What a difference a year makes.

Every once in a while I get these huge reality doses that strike me so hard in the chest it's a wonder I am still breathing. This one happened exactly one year ago. It was one irresponsible night. A night my husband and I acted like carefree teenagers. The night that Harper was conceived.

It is so clear for some reason and I am not sure why. I knew the timing was right on schedule and I worried immediately. Then I blocked it out, for 7 weeks. My friend even called about a week after "the night" to tell me she had had a dream that I was pregnant. I told her "she was on crack" verbatim. In only six weeks I would find out that I was indeed pregnant. I would cry when I got the results because I was not ready to have a baby again. I am ashamed to admit that.

The nine months where filled with emotions and so much fear. How could I possibly split all the love I have for Mason with another baby. I've been told everyone experiences those exact feelings. And everyone tells you "you just do. You find a way and you just do." And they are right, sort of. I've never had to split it. I feel like a am able to give more love now. As if once my baby was born, I filled up with love ready to give instead.

So now one year later I look at my most perfect baby girl and wonder how I could have ever been unsure about having another baby. She is sweet and smiley and easy going, the perfect addition to our family.
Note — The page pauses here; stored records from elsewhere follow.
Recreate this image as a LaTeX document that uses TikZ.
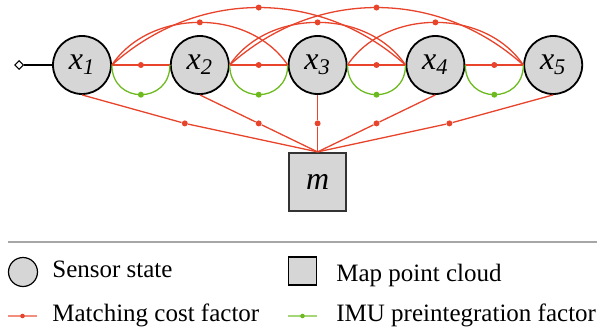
\documentclass[tikz,border=0pt]{standalone}
\usepackage{fontspec}
\setmainfont{Liberation Serif}
\usetikzlibrary{shapes,arrows,calc,positioning,backgrounds}
\definecolor{mcred}{HTML}{E8432B}
\definecolor{imugreen}{HTML}{6DBA1F}
\definecolor{stategray}{HTML}{D6D6D6}

\begin{document}
\begin{tikzpicture}[
        state/.style={circle,draw,fill=stategray,line width=0.9pt,minimum size=29pt,inner sep=0pt,font=\fontsize{16}{18}\selectfont\itshape},
        cloud/.style={rectangle,draw=black!80,fill=stategray,line width=0.9pt,minimum width=28.6pt,minimum height=29pt,inner sep=0pt,font=\fontsize{16}{18}\selectfont\itshape},
        mline/.style={mcred,line width=0.65pt},
        iline/.style={imugreen,line width=0.65pt},
        mdot/.style={circle,fill=mcred,inner sep=0pt,minimum size=3pt},
        idot/.style={circle,fill=imugreen,inner sep=0pt,minimum size=3pt},
        legtext/.style={anchor=base west,inner sep=0pt,font=\fontsize{12.5}{15}\selectfont}
        ]
        \useasboundingbox (-41pt,-133pt) rectangle (265.5pt,32.5pt);

        \node[state] (x1) {x\textsubscript{1}};
        \node[state, right = 29pt of x1] (x2) {x\textsubscript{2}};
        \node[state, right = 29pt of x2] (x3) {x\textsubscript{3}};
        \node[state, right = 29pt of x3] (x4) {x\textsubscript{4}};
        \node[state, right = 29pt of x4] (x5) {x\textsubscript{5}};
        \node[cloud, below = 28.5pt of x3] (m) {m};
        \node[diamond,draw,fill=white,inner sep=0pt,minimum size=4.5pt,line width=0.5pt, left = 14pt of x1] (prior) {};

        \draw[line width=0.6pt] (prior) -- (x1);

        % matching cost factors between neighbours
        \draw[mline] (x1.east) -- (x2.west) node [midway,mdot] {};
        \draw[mline] (x2.east) -- (x3.west) node [midway,mdot] {};
        \draw[mline] (x3.east) -- (x4.west) node [midway,mdot] {};
        \draw[mline] (x4.east) -- (x5.west) node [midway,mdot] {};

        % matching cost factors over two and three steps
        \draw[mline] (x1.east) to[bend left=56] node[mdot] {} (x3.west);
        \draw[mline] (x2.east) to[bend left=56] node[mdot] {} (x4.west);
        \draw[mline] (x3.east) to[bend left=56] node[mdot] {} (x5.west);
        \draw[mline] (x1.east) to[bend left=42] node[mdot] {} (x4.west);
        \draw[mline] (x2.east) to[bend left=42] node[mdot] {} (x5.west);

        % imu factors
        \draw[iline] (x1.east) to[out=-90,in=-90,looseness=1.75] node[idot] {} (x2.west);
        \draw[iline] (x2.east) to[out=-90,in=-90,looseness=1.75] node[idot] {} (x3.west);
        \draw[iline] (x3.east) to[out=-90,in=-90,looseness=1.75] node[idot] {} (x4.west);
        \draw[iline] (x4.east) to[out=-90,in=-90,looseness=1.75] node[idot] {} (x5.west);

        % factors to the map
        \node[mdot] (f1) at ($(x1.south)!0.5!(m.north)+(-7.5pt,0)$) {};
        \node[mdot] (f2) at ($(x2.south)!0.5!(m.north)$) {};
        \node[mdot] (f3) at ($(x3.south)!0.5!(m.north)$) {};
        \node[mdot] (f4) at ($(x4.south)!0.5!(m.north)$) {};
        \node[mdot] (f5) at ($(x5.south)!0.5!(m.north)+(7pt,0)$) {};
        \draw[mline] (x1.south) -- (f1) -- (m.north);
        \draw[mline] (x2.south) -- (f2) -- (m.north);
        \draw[mline] (x3.south) -- (f3) -- (m.north);
        \draw[mline] (x4.south) -- (f4) -- (m.north);
        \draw[mline] (x5.south) -- (f5) -- (m.north);

        % legend
        \draw[black!35,line width=0.8pt] (-37pt,-88.5pt) -- (257.5pt,-88.5pt);
        \node[circle,draw,fill=stategray,line width=0.6pt,minimum size=14.5pt,inner sep=0pt] (lstate) at (-29.5pt,-103.5pt) {};
        \node[legtext] (tstate) at (-15pt,-106.3pt) {Sensor state};
        \node[rectangle,draw,fill=stategray,line width=0.6pt,minimum size=14pt,inner sep=0pt] (lcloud) at (110.25pt,-103pt) {};
        \node[legtext] (tcloud) at (127pt,-108.3pt) {Map point cloud};

        \coordinate (lm1) at (-37pt,-125.5pt);
        \coordinate (lm2) at (-22.5pt,-125.5pt);
        \draw[mline,draw=mcred!60] (lm1) -- (lm2) node[midway,mdot,minimum size=2.3pt] {};
        \node[legtext] (tmatch) at (-15pt,-128.3pt) {Matching cost factor};
        \coordinate (li1) at (103pt,-125.5pt);
        \coordinate (li2) at (117.5pt,-125.5pt);
        \draw[iline,draw=imugreen!60] (li1) -- (li2) node[midway,idot,minimum size=2.3pt] {};
        \node[legtext] (timu) at (127pt,-128.3pt) {IMU preintegration factor};

        \end{tikzpicture}
\end{document}
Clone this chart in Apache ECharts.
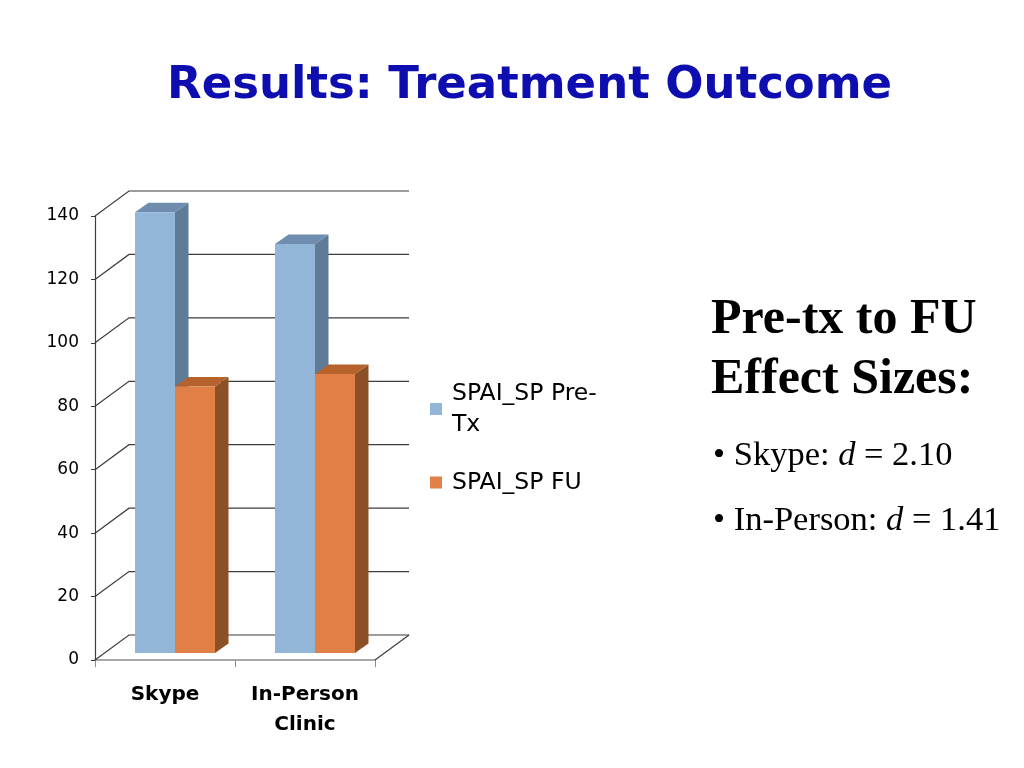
<!DOCTYPE html>
<html><head><meta charset="utf-8">
<script src="https://cdn.jsdelivr.net/npm/echarts@6/dist/echarts.min.js"></script>
<style>html,body{margin:0;padding:0;background:#fff}#c{width:1024px;height:768px}</style>
</head><body><div id="c"></div>
<script>
// ---- data ----
const categories = ['Skype', 'In-Person\nClinic'];
const seriesNames = ['SPAI_SP Pre-Tx', 'SPAI_SP FU'];
const preTx = [139, 129];
const fu = [84, 88];
const yTicks = [0, 20, 40, 60, 80, 100, 120, 140];
const titleText = 'Results: Treatment Outcome';
const effectHeading = ['Pre-tx to FU', 'Effect Sizes:'];
const effectGroups = ['Skype', 'In-Person'];
const effectValues = ['2.10', '1.41'];

// ---- styling / 3D geometry ----
const WALL_DX = 34, WALL_DY = -25;
const BAR_W = 40, FRONT_DX = 10, FRONT_DY = -7, DEPTH_DX = 13.5, DEPTH_DY = -9.5;
const BLUE = {front: '#93B5D7', side: '#5E7B98', top: '#6F8EAF'};
const ORANGE = {front: '#E08046', side: '#8C5027', top: '#B5622C'};
const SANS = "'DejaVu Sans', sans-serif";
const SERIF = "'Liberation Serif', 'DejaVu Serif', serif";

function wallRender(params, api) {
  const cs = params.coordSys;
  const v = api.value(1);
  const y = api.coord([0, v])[1];
  const x0 = cs.x, x1 = cs.x + cs.width;
  const children = [{
    type: 'polyline',
    shape: {points: [[x0, y], [x0 + WALL_DX, y + WALL_DY], [x1 + WALL_DX, y + WALL_DY]]},
    style: {stroke: '#3c3c3c', lineWidth: 1.2, fill: null}
  }];
  if (v === 0) {
    children.push({
      type: 'line',
      shape: {x1: x1, y1: y, x2: x1 + WALL_DX, y2: y + WALL_DY},
      style: {stroke: '#3c3c3c', lineWidth: 1.2}
    });
  }
  return {type: 'group', children: children};
}

function barRender(k, colors) {
  return function (params, api) {
    const cat = api.value(0), v = api.value(1);
    const b = api.coord([cat, 0]), t = api.coord([cat, v]);
    const xl = b[0] + FRONT_DX + (k - 1) * BAR_W, xr = xl + BAR_W;
    const yb = b[1] + FRONT_DY, yt = t[1] + FRONT_DY;
    return {type: 'group', children: [
      {type: 'polygon', shape: {points: [[xr, yt], [xr + DEPTH_DX, yt + DEPTH_DY], [xr + DEPTH_DX, yb + DEPTH_DY], [xr, yb]]}, style: {fill: colors.side}},
      {type: 'polygon', shape: {points: [[xl, yt], [xl + DEPTH_DX, yt + DEPTH_DY], [xr + DEPTH_DX, yt + DEPTH_DY], [xr, yt]]}, style: {fill: colors.top}},
      {type: 'rect', shape: {x: xl, y: yt, width: BAR_W, height: yb - yt}, style: {fill: colors.front}}
    ]};
  };
}

const chart = echarts.init(document.getElementById('c'), null, {renderer: 'canvas'});
const legendText = {fontFamily: SANS, fontSize: 23.5, color: '#000', lineHeight: 31};
const bulletStyle = function (i, y) {
  return {type: 'text', x: 713, y: y, style: {
    text: '• ' + effectGroups[i] + ': {i|d} = ' + effectValues[i],
    fontFamily: SERIF, fontSize: 34.5, fill: '#000', textVerticalAlign: 'middle',
    rich: {i: {fontFamily: SERIF, fontSize: 34.5, fontStyle: 'italic', fill: '#000'}}}};
};
const option = {
  backgroundColor: '#fff',
  animation: false,
  title: {
    text: titleText, left: 162, top: 59,
    textStyle: {fontFamily: SANS, fontWeight: 'bold', fontSize: 45, color: '#0E0EB0'}
  },
  legend: [
    {
      data: [{name: seriesNames[0], textStyle: Object.assign({}, legendText, {padding: [31, 0, 0, 5]})}],
      formatter: function () { return 'SPAI_SP Pre-\nTx'; },
      left: 430, top: 362.5, padding: 0, icon: 'rect', itemWidth: 12, itemHeight: 12,
      textStyle: legendText
    },
    {
      data: [{name: seriesNames[1], textStyle: Object.assign({}, legendText, {padding: [0, 0, 0, 5]})}],
      left: 430, top: 467, padding: 0, icon: 'rect', itemWidth: 12, itemHeight: 12,
      textStyle: legendText
    }
  ],
  grid: {left: 95, top: 216, width: 280, height: 444, containLabel: false},
  xAxis: {
    type: 'category', data: categories,
    axisLine: {show: true, lineStyle: {color: '#8c8c8c', width: 1.5}},
    axisTick: {show: true, length: 7, lineStyle: {color: '#8c8c8c'}},
    axisLabel: {interval: 0, fontFamily: SANS, fontWeight: 'bold', fontSize: 20, color: '#000', margin: 20, lineHeight: 30}
  },
  yAxis: {
    type: 'value', min: 0, max: 140, interval: 20,
    axisLine: {show: true, lineStyle: {color: '#3c3c3c', width: 1.2}},
    axisTick: {show: true, length: 4, lineStyle: {color: '#3c3c3c'}},
    axisLabel: {fontFamily: SANS, fontSize: 17, color: '#000', margin: 16},
    splitLine: {show: false}
  },
  graphic: [
    {type: 'text', x: 711, y: 320, style: {text: effectHeading[0], fontFamily: SERIF, fontWeight: 'bold', fontSize: 50, fill: '#000', textVerticalAlign: 'middle'}},
    {type: 'text', x: 711, y: 380, style: {text: effectHeading[1], fontFamily: SERIF, fontWeight: 'bold', fontSize: 50, fill: '#000', textVerticalAlign: 'middle'}},
    bulletStyle(0, 456),
    bulletStyle(1, 521)
  ],
  series: [
    {
      type: 'custom', name: 'walls', silent: true, z: 1,
      renderItem: wallRender,
      data: yTicks.map(function (v) { return [0, v]; })
    },
    {
      type: 'custom', name: seriesNames[0], z: 2,
      itemStyle: {color: BLUE.front},
      renderItem: barRender(0, BLUE),
      data: preTx.map(function (v, i) { return [i, v]; })
    },
    {
      type: 'custom', name: seriesNames[1], z: 2,
      itemStyle: {color: ORANGE.front},
      renderItem: barRender(1, ORANGE),
      data: fu.map(function (v, i) { return [i, v]; })
    }
  ]
};
chart.setOption(option);
</script>
</body></html>
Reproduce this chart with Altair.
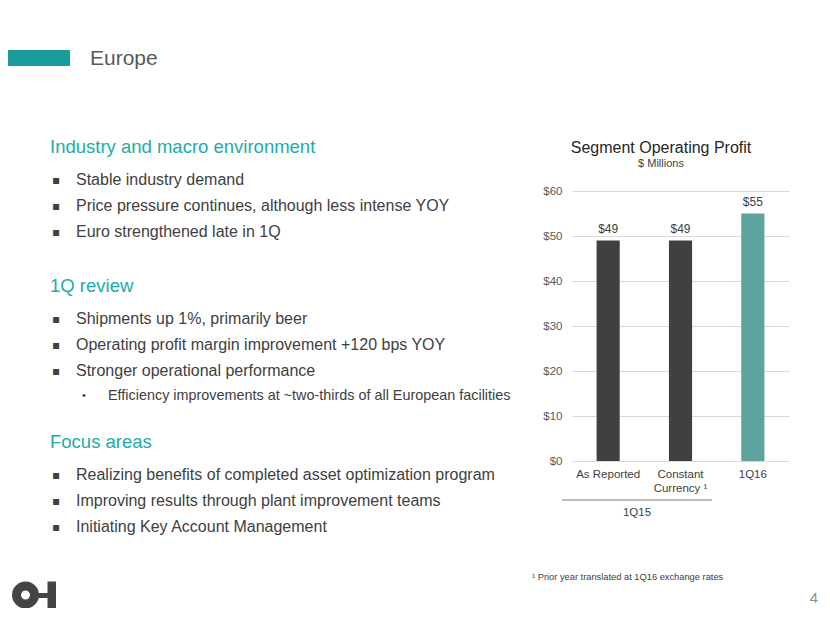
import altair as alt
import pandas as pd

# ---------------- data ----------------
categories = ["As Reported", "Constant Currency", "1Q16"]
profits = [49, 49, 55]
bar_colors = ["#404040", "#404040", "#5ca39d"]
y_ticks = [0, 10, 20, 30, 40, 50, 60]

chart_title = "Segment Operating Profit"
chart_subtitle = "$ Millions"
group_label = "1Q15"
footnote = "¹ Prior year translated at 1Q16 exchange rates"
slide_title = "Europe"
page_number = "4"

headings = ["Industry and macro environment", "1Q review", "Focus areas"]
section1 = ["Stable industry demand",
            "Price pressure continues, although less intense YOY",
            "Euro strengthened late in 1Q"]
section2 = ["Shipments up 1%, primarily beer",
            "Operating profit margin improvement +120 bps YOY",
            "Stronger operational performance"]
section2_sub = ["Efficiency improvements at ~two-thirds of all European facilities"]
section3 = ["Realizing benefits of completed asset optimization program",
            "Improving results through plant improvement teams",
            "Initiating Key Account Management"]

# ---------------- layout ----------------
FONT = "Liberation Sans"
TEAL = "#22aba8"
DARK = "#404040"
GREY = "#595959"
OX, OY = 572, 191          # page position of the plot origin
PLOT_W, PLOT_H = 217, 270
CANVAS_R, CANVAS_B = 820, 608  # page position of canvas right / bottom edge


def px(x):
    return x - OX


def py(y):
    return y - OY


one = pd.DataFrame({"a": [0]})


def txt(s, x, y, size, color=DARK, align="left", weight="normal", font=FONT):
    return alt.Chart(pd.DataFrame({"t": [s]})).mark_text(
        align=align, baseline="middle", fontSize=size, color=color,
        font=font, fontWeight=weight
    ).encode(x=alt.value(px(x)), y=alt.value(py(y)), text="t:N")


def box(x1, y1, x2, y2, color, opacity=1.0):
    return alt.Chart(one).mark_rect(color=color, opacity=opacity).encode(
        x=alt.value(px(x1)), x2=alt.value(px(x2)),
        y=alt.value(py(y1)), y2=alt.value(py(y2)))


df = pd.DataFrame({"cat": categories, "value": profits, "color": bar_colors})

x_enc = alt.X(
    "cat:N", sort=categories,
    scale=alt.Scale(paddingInner=0.68, paddingOuter=0.34),
    axis=alt.Axis(
        title=None, labelAngle=0, domain=False, ticks=False, tickSize=0,
        labelPadding=7, labelFontSize=11.5, labelColor=DARK, labelFont=FONT,
        labelLineHeight=14,
        labelExpr="datum.value == 'Constant Currency' ? ['Constant', 'Currency \u00b9'] : datum.value",
    ),
)
y_enc = alt.Y(
    "value:Q", scale=alt.Scale(domain=[0, 60]),
    axis=alt.Axis(
        title=None, values=y_ticks, format="$d", domain=False, ticks=False,
        tickSize=0, labelPadding=10, labelFontSize=11.5, labelColor=GREY,
        labelFont=FONT, grid=True, gridColor="#d9d9d9", gridWidth=1,
    ),
)

base = alt.Chart(df)
bars = base.mark_bar().encode(x=x_enc, y=y_enc, color=alt.Color("color:N", scale=None))
bar_labels = base.mark_text(dy=-11.5, fontSize=12, color=DARK, font=FONT, baseline="middle").encode(
    x=x_enc, y=y_enc, text=alt.Text("value:Q", format="$d"))

layers = [bars, bar_labels]

# chart titles and group label
layers.append(txt(chart_title, 661, 148, 16, "#262626", align="center"))
layers.append(txt(chart_subtitle, 661, 164, 11, DARK, align="center"))
layers.append(alt.Chart(one).mark_rule(color="#7f7f7f", strokeWidth=1).encode(
    x=alt.value(px(562)), x2=alt.value(px(712)), y=alt.value(py(500))))
layers.append(txt(group_label, 637, 513, 11.5, DARK, align="center"))

# slide header
layers.append(box(8, 50, 70, 66, "#1a9c9c"))
layers.append(txt(slide_title, 90, 59, 21, GREY))

# body text
sections = [(headings[0], 147, section1, [180, 206, 232], [], []),
            (headings[1], 286, section2, [319, 345, 371], section2_sub, [396]),
            (headings[2], 442, section3, [475, 501, 527], [], [])]
for head, hy, items, ys, subs, sys_ in sections:
    layers.append(txt(head, 50, hy, 18.5, TEAL))
    for s, y in zip(items, ys):
        layers.append(txt("\u25aa", 52, y, 12, DARK, font="DejaVu Sans"))
        layers.append(txt(s, 76, y, 16, DARK))
    for s, y in zip(subs, sys_):
        layers.append(txt("\u2022", 82, y, 11, DARK))
        layers.append(txt(s, 108, y, 14.4, DARK))

# footnote and page number
layers.append(txt(footnote, 532, 577, 9.3, DARK))
layers.append(txt(page_number, 818, 598, 15, "#8c8c8c", align="right"))

# logo
layers.append(alt.Chart(one).mark_point(
    shape="circle", filled=False, size=324, strokeWidth=9, color="#444444", opacity=1
).encode(x=alt.value(px(25.5)), y=alt.value(py(595))))
layers.append(box(37, 593, 48, 598, "#444444"))
layers.append(box(47.5, 581.5, 56, 608, "#444444"))

pad = {"left": OX - 8, "top": OY - 8,
       "right": CANVAS_R - OX - PLOT_W, "bottom": CANVAS_B - OY - PLOT_H}

chart = alt.layer(*layers).properties(
    width=PLOT_W, height=PLOT_H, padding=pad, autosize="none"
).configure_view(stroke=None)

chart.save("out.html", embed_options={"renderer": "svg", "actions": False})
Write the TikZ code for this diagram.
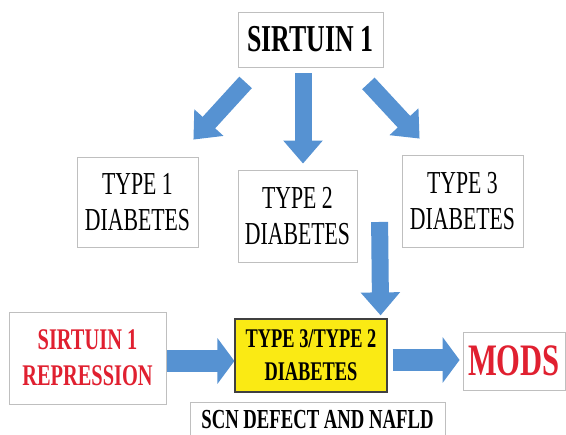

So now looking back exactly one year all I can think is, "Thank God for our one crazy, irresponsible night."

7 comments:

Pedro said...

Here's to irresponsibility!

Anonymous said...

I could have written that same post - me and James also conceived on New Years Eve! We were definantly done having babies, but now I couldn't imagine living without Jackson. I second irresponsibilty!!

Crunchy Domestic Goddess said...

it's amazing how your capacity to love really does grow as you add another child to your family. i, too, struggled with the idea of "how in the world am i going to be able to love another baby as much as i love ava?" but it just happens. :)
happy new year!

LJR said...

that will make a good story to Harper some day. Glad that your irresponsiblity turned into such a perfect gift. Happy New Year to your and your family!

Christy J said...

You guys crack me up!!! I had to wean Hayden when I got pregnant. I often said that I wish I weren't pregnant. It is horrible to say, but I felt like I took so much away from him. Once we got past him not nursing, everything was fine. He was more 'ok' with it than I was. He couldn't care less, I cried for months. I can't imgaine not having Fin now. I feel like a horrible person for every saying anything negative about being pregnant. So I'm with ya....

I hope you had a Happy New Year!!! We hung out at my parents and I drank wayyyyyyyyy to much wine. :o)

That Chick Over There said...

I've always wondered why people think you have to divide up the love. I'm the mother of twins, so people are always saying that to me. I tell them, you don't divide it, you multiply it!

Anonymous said...

When I found out I was pregnant with Alyssa, when the stick had two pink lines, I fell on the floor in tears immediately! I felt the same way you did. I was not ready AT ALL. But now, I can't imagine not having her. It's amazing how you can love your kids soooo much.